Michigan already prohibits texting while driving. It is a primary offense, meaning motorists can be pulled over and ticketed for suspected texting. But enforcement is usually rare and the state does not ban other types of cellphone use.

"The hands-free driving law that we have on the books now is a little antiquated," Manoogian told The Detroit News. "It doesn’t take into account future technology, especially technology that we have in our vehicles today."

Manoogian noted her own vehicle is equipped with CarPlay, a dash display that functions as an iPhone controller. "If you need to make a phone call or you need to text, you can use hands-free technology to make sure you're doing it safely," she said. 

Under the proposal, a first offense for using a hand-held mobile device while driving would be punishable by a $100 fine, 16 hours of community service or both. A second offense could warrant a $250 fine and 24 hours of community services.

Drivers who caused a crash while using a cellphone would face double fines and could lose their license for up to 90 days for multiple offenses.
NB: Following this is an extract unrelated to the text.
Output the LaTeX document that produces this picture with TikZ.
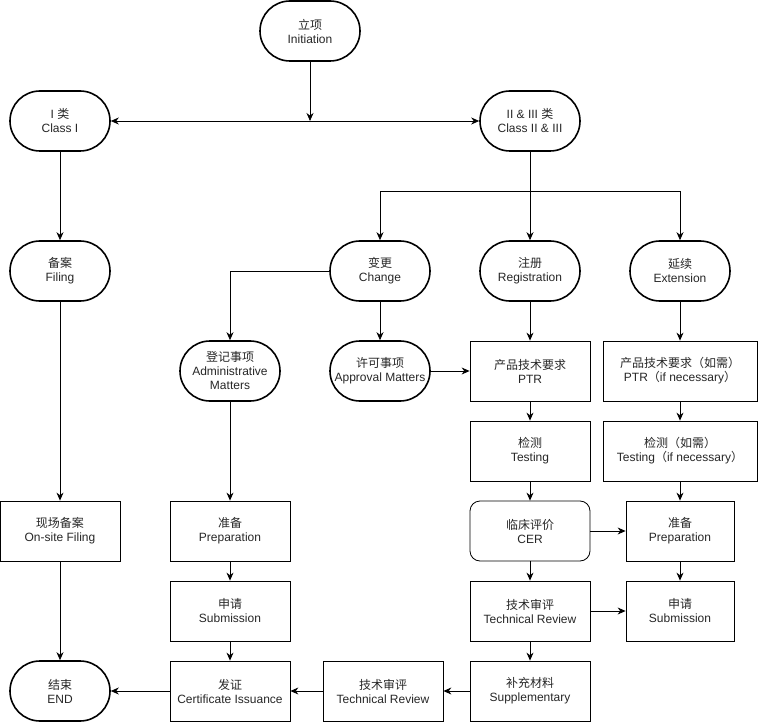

In her speech, Whitmer highlighted Mitchel Kiefer, a Michigan State University freshman who in 2016 was killed by a distracted driver on Interstate 96. His family, which formed a foundation to fight distracted driving, joined Whitmer for the address at the Michigan Capitol.

“I know the Kiefers, and I believe it’s time for Michigan to join the 16 states that have passed hands-free laws to keep our roads and our kids safe,” Whitmer said. “So let’s make it happen.”

Former state Rep. Martin Howrylak, R-Troy, introduced a bill in 2017 that would have banned hand-held mobile phone use while driving. The proposal was debated in a House committee but stalled without advancing to the floor.